Among us back-boned animals—vertebrates—penises vary considerably, not just in their size and shape but in their presence, absence, and number. Male mammals have just the one, as do crocodiles, turtles, and some primitive birds like ostriches and ducks. Snakes and lizards have two ‘hemipenes’ (although they only use one at a time). And the vast majority of birds have none at all.
Despite this variety, all these groups start out in much the same way. As embryos, they have a pair of genital swellings—two groups of cells that sit next to the ones that eventually produce the hind legs. These swellings get bigger, and merge in groups with a single penis, while staying separate in groups with hemipenes. In the penis-less birds, they do nothing.
These similarities suggest that the vertebrate penis evolved just once, and has been since modified or lost in various groups. The alternative is that the ancestral vertebrate had no penis, and that different lineages then evolved their own phalluses—and the genital swellings that give rise to them—independently of one another.
To resolve this debate (or, at least, work towards a resolution), Thomas Sanger from the University of Florida turned to the tuatara. This spiny-backed, forearm-sized creature from New Zealand looks remarkably like a lizard, but isn’t one. The two existing species are the last survivors of an ancient reptilian group that diverged from snakes and lizards around 250 million years ago and have evolved in parallel ever since. The adults have no penises, and Sanger wanted to know if the embryos have a pair of genital swellings.
Since tuataras are endangered, it’s hard to get your hands on a modern embryo. But that didn’t stop the collectors of Victorian England. In the late 19th century, British zoologist Arthur Dendy collected a large number of tuatara embryos, four of which he gave to the American embryologist Charles Minot. With utmost care, Minot cut these embryos into thin slices, each just 8 millionths of a metre thick, and preserved them on glass slides.
When Sanger looked at Minot’s records, he realised that one embryo, known simply as Specimen 1491, was at the just the right stage of development. If tuataras do have genital swellings, this specimen would show them. So Sanger cleaned up the old slides, photographed them, and reconstructed them on a computer, resurrecting Specimen 1491 for digital posterity.
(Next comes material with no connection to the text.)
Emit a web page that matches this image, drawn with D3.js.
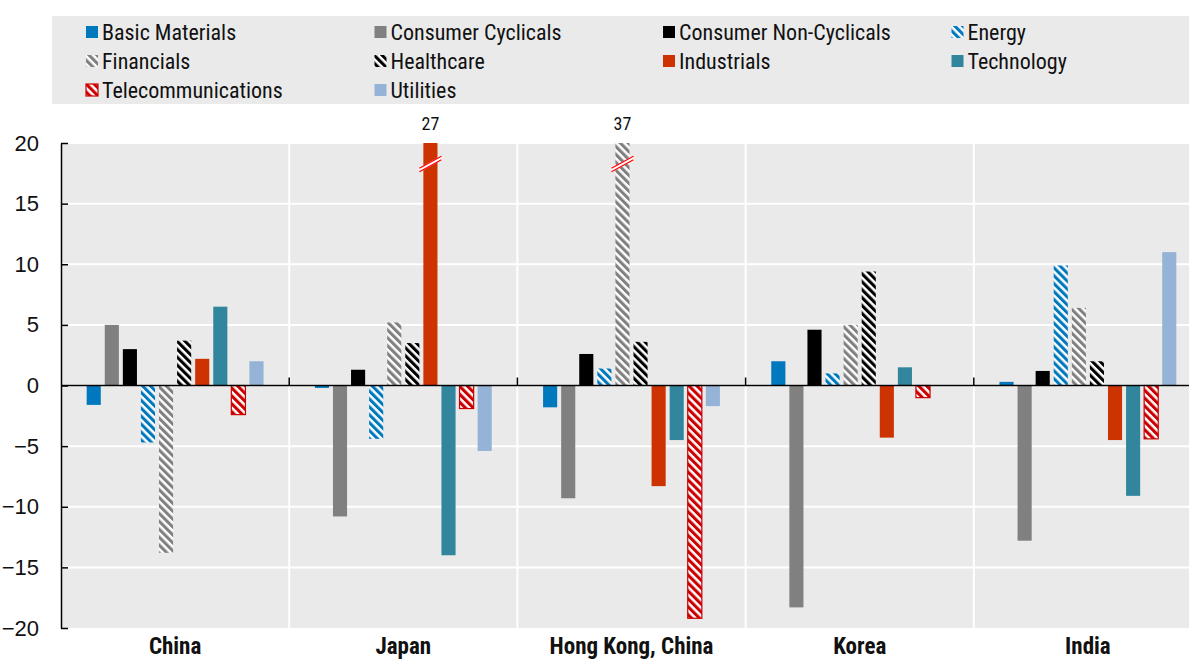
<!DOCTYPE html>
<html>
<head>
<meta charset="utf-8">
<script src="https://cdn.jsdelivr.net/npm/d3@7"></script>
<style>
  html, body { margin: 0; padding: 0; background: #fff; }
  svg { display: block; font-family: 'Liberation Sans Narrow', 'Arial Narrow', 'Roboto Condensed', sans-serif; }
</style>
</head>
<body>
<div id="chart"></div>
<script>
  // Countries along the x axis
  var countries = ['China', 'Japan', 'Hong Kong, China', 'Korea', 'India'];

  // Sector names (legend order = bar order inside each country)
  var sectors = ['Basic Materials', 'Consumer Cyclicals', 'Consumer Non-Cyclicals', 'Energy', 'Financials',
    'Healthcare', 'Industrials', 'Technology', 'Telecommunications', 'Utilities'];

  // One array per sector, values in the country order above
  var basicMaterials       = [-1.6,  -0.2,  -1.8,   2.0,   0.3];
  var consumerCyclicals    = [ 5.0, -10.8,  -9.3, -18.3, -12.8];
  var consumerNonCyclicals = [ 3.0,   1.3,   2.6,   4.6,   1.2];
  var energy               = [-4.7,  -4.4,   1.4,   1.0,   9.9];
  var financials           = [-13.8,  5.2,  37.0,   5.0,   6.4];
  var healthcare           = [ 3.7,   3.5,   3.6,   9.4,   2.0];
  var industrials          = [ 2.2,  27.0,  -8.3,  -4.3,  -4.5];
  var technology           = [ 6.5, -14.0,  -4.5,   1.5,  -9.1];
  var telecommunications   = [-2.4,  -1.9, -19.2,  -1.0,  -4.4];
  var utilities            = [ 2.0,  -5.4,  -1.7,  null,  11.0];

  var yTicks = [-20, -15, -10, -5, 0, 5, 10, 15, 20];

  var seriesValues = [basicMaterials, consumerCyclicals, consumerNonCyclicals, energy, financials,
    healthcare, industrials, technology, telecommunications, utilities];

  // colour + hatched flag per sector
  var style = {
    'Basic Materials':        { color: '#0078be', hatch: false },
    'Consumer Cyclicals':     { color: '#808080', hatch: false },
    'Consumer Non-Cyclicals': { color: '#000000', hatch: false },
    'Energy':                 { color: '#0078be', hatch: true },
    'Financials':             { color: '#808080', hatch: true },
    'Healthcare':             { color: '#000000', hatch: true },
    'Industrials':            { color: '#cc3300', hatch: false },
    'Technology':             { color: '#31859c', hatch: false },
    'Telecommunications':     { color: '#cc0000', hatch: true, border: true },
    'Utilities':              { color: '#95b3d7', hatch: false }
  };

  var W = 1189, H = 659;
  var margin = { top: 143, left: 61, bottom: 31 };
  var bandW = 228.2;
  var plotBottom = H - margin.bottom;

  var svg = d3.select('#chart').append('svg').attr('width', W).attr('height', H);
  var defs = svg.append('defs');

  function fillFor(name) {
    var s = style[name];
    if (!s.hatch) return s.color;
    return 'url(#hatch-' + sectors.indexOf(name) + ')';
  }

  sectors.forEach(function (name, i) {
    if (!style[name].hatch) return;
    var p = defs.append('pattern').attr('id', 'hatch-' + i)
      .attr('patternUnits', 'userSpaceOnUse').attr('width', 5.6).attr('height', 5.6)
      .attr('patternTransform', 'rotate(-45)');
    p.append('rect').attr('width', 5.6).attr('height', 5.6).attr('fill', '#fff');
    p.append('rect').attr('width', 3.1).attr('height', 5.6).attr('fill', style[name].color);
  });

  // Legend
  var legend = svg.append('g');
  legend.append('rect').attr('x', 52).attr('y', 16).attr('width', W - 52).attr('height', 88).attr('fill', '#eaeaea');
  sectors.forEach(function (name, i) {
    var col = i % 4, row = Math.floor(i / 4);
    var lx = 86 + col * 288.5, ly = 32 + row * 29;
    var s = style[name];
    legend.append('rect').attr('x', lx).attr('y', ly - 6).attr('width', 12).attr('height', 12)
      .attr('fill', fillFor(name))
      .attr('stroke', s.border ? s.color : 'none').attr('stroke-width', 1.2);
    legend.append('text').attr('x', lx + 16).attr('y', ly + 8)
      .attr('font-size', 22).attr('fill', '#111').text(name);
  });

  // Scales
  var x0 = d3.scaleBand().domain(countries).range([margin.left, margin.left + bandW * countries.length]);
  var x1 = d3.scaleBand().domain(sectors).range([0, bandW]).paddingInner(0.22).paddingOuter(1.42);
  var y = d3.scaleLinear().domain([-20, 20]).range([plotBottom, margin.top]).clamp(true);

  // Plot background + grid
  svg.append('rect').attr('x', margin.left).attr('y', margin.top)
    .attr('width', W - margin.left).attr('height', plotBottom - margin.top).attr('fill', '#eaeaea');

  svg.append('g').selectAll('line').data(yTicks.filter(function (t) { return t !== -20; })).enter().append('line')
    .attr('x1', margin.left).attr('x2', W)
    .attr('y1', function (d) { return y(d); }).attr('y2', function (d) { return y(d); })
    .attr('stroke', '#fff').attr('stroke-width', 2);

  svg.append('g').selectAll('line').data(countries.slice(1)).enter().append('line')
    .attr('x1', function (d) { return x0(d); }).attr('x2', function (d) { return x0(d); })
    .attr('y1', margin.top).attr('y2', plotBottom)
    .attr('stroke', '#fff').attr('stroke-width', 2);

  // Bars
  var rows = [];
  countries.forEach(function (c, ci) {
    sectors.forEach(function (s, si) {
      var v = seriesValues[si][ci];
      if (v == null) return;
      rows.push({ country: c, sector: s, value: v });
    });
  });

  var bars = svg.append('g');
  bars.selectAll('rect').data(rows).enter().append('rect')
    .attr('x', function (d) { return x0(d.country) + x1(d.sector); })
    .attr('width', x1.bandwidth())
    .attr('y', function (d) { return Math.min(y(d.value), y(0)); })
    .attr('height', function (d) { return Math.abs(y(d.value) - y(0)); })
    .attr('fill', function (d) { return fillFor(d.sector); })
    .attr('stroke', function (d) { return style[d.sector].border ? style[d.sector].color : 'none'; })
    .attr('stroke-width', 1.2);

  // Broken bars (values beyond the axis)
  var broken = rows.filter(function (d) { return d.value > 20; });
  var brk = svg.append('g');
  broken.forEach(function (d) {
    var cx = x0(d.country) + x1(d.sector) + x1.bandwidth() / 2;
    var by = y(20) + 21;
    brk.append('line').attr('x1', cx - 11).attr('y1', by + 6).attr('x2', cx + 11).attr('y2', by - 6)
      .attr('stroke', '#fff').attr('stroke-width', 4);
    [-1.7, 1.7].forEach(function (o) {
      brk.append('line').attr('x1', cx - 11).attr('y1', by + 6 + o).attr('x2', cx + 11).attr('y2', by - 6 + o)
        .attr('stroke', '#ff0000').attr('stroke-width', 1.2);
    });
    brk.append('text').attr('x', cx).attr('y', margin.top - 13).attr('text-anchor', 'middle')
      .attr('font-size', 18).attr('fill', '#111').text(d3.format('d')(d.value));
  });

  // Zero line with category ticks
  svg.append('line').attr('x1', margin.left).attr('x2', W).attr('y1', y(0)).attr('y2', y(0))
    .attr('stroke', '#000').attr('stroke-width', 1.5);
  svg.append('g').selectAll('line').data(countries.slice(1)).enter().append('line')
    .attr('x1', function (d) { return x0(d); }).attr('x2', function (d) { return x0(d); })
    .attr('y1', y(0)).attr('y2', y(0) - 8)
    .attr('stroke', '#000').attr('stroke-width', 1.5);

  // Y axis
  var yAxis = svg.append('g').attr('transform', 'translate(' + margin.left + ',0)')
    .call(d3.axisLeft(y).tickValues(yTicks).tickSize(-7).tickPadding(22).tickSizeOuter(0));
  yAxis.select('.domain').attr('stroke', '#000').attr('stroke-width', 1.5);
  yAxis.selectAll('.tick line').attr('stroke', '#000').attr('stroke-width', 1.5);
  yAxis.selectAll('.tick text').attr('font-size', 22).attr('fill', '#111')
    .attr('font-family', "'Liberation Sans Narrow', 'Arial Narrow', sans-serif");

  // Country labels
  svg.append('g').selectAll('text').data(countries).enter().append('text')
    .attr('x', function (d) { return x0(d) + x0.bandwidth() / 2; })
    .attr('y', 654)
    .attr('text-anchor', 'middle').attr('font-size', 23).attr('font-weight', 'bold').attr('fill', '#111')
    .text(function (d) { return d; });
</script>
</body>
</html>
And sure enough, the reconstructed embryo had obvious genital swellings, exactly where Sanger expected to see them.
So, tuataras probably do the same thing as chickens and most other birds: the genital swellings start to grow, but soon collapse on themselves as the cells within them die. But the presence of those swellings suggest that they were present in the last common ancestor of all vertebrates. And this ancestor likely had a proper penis, too.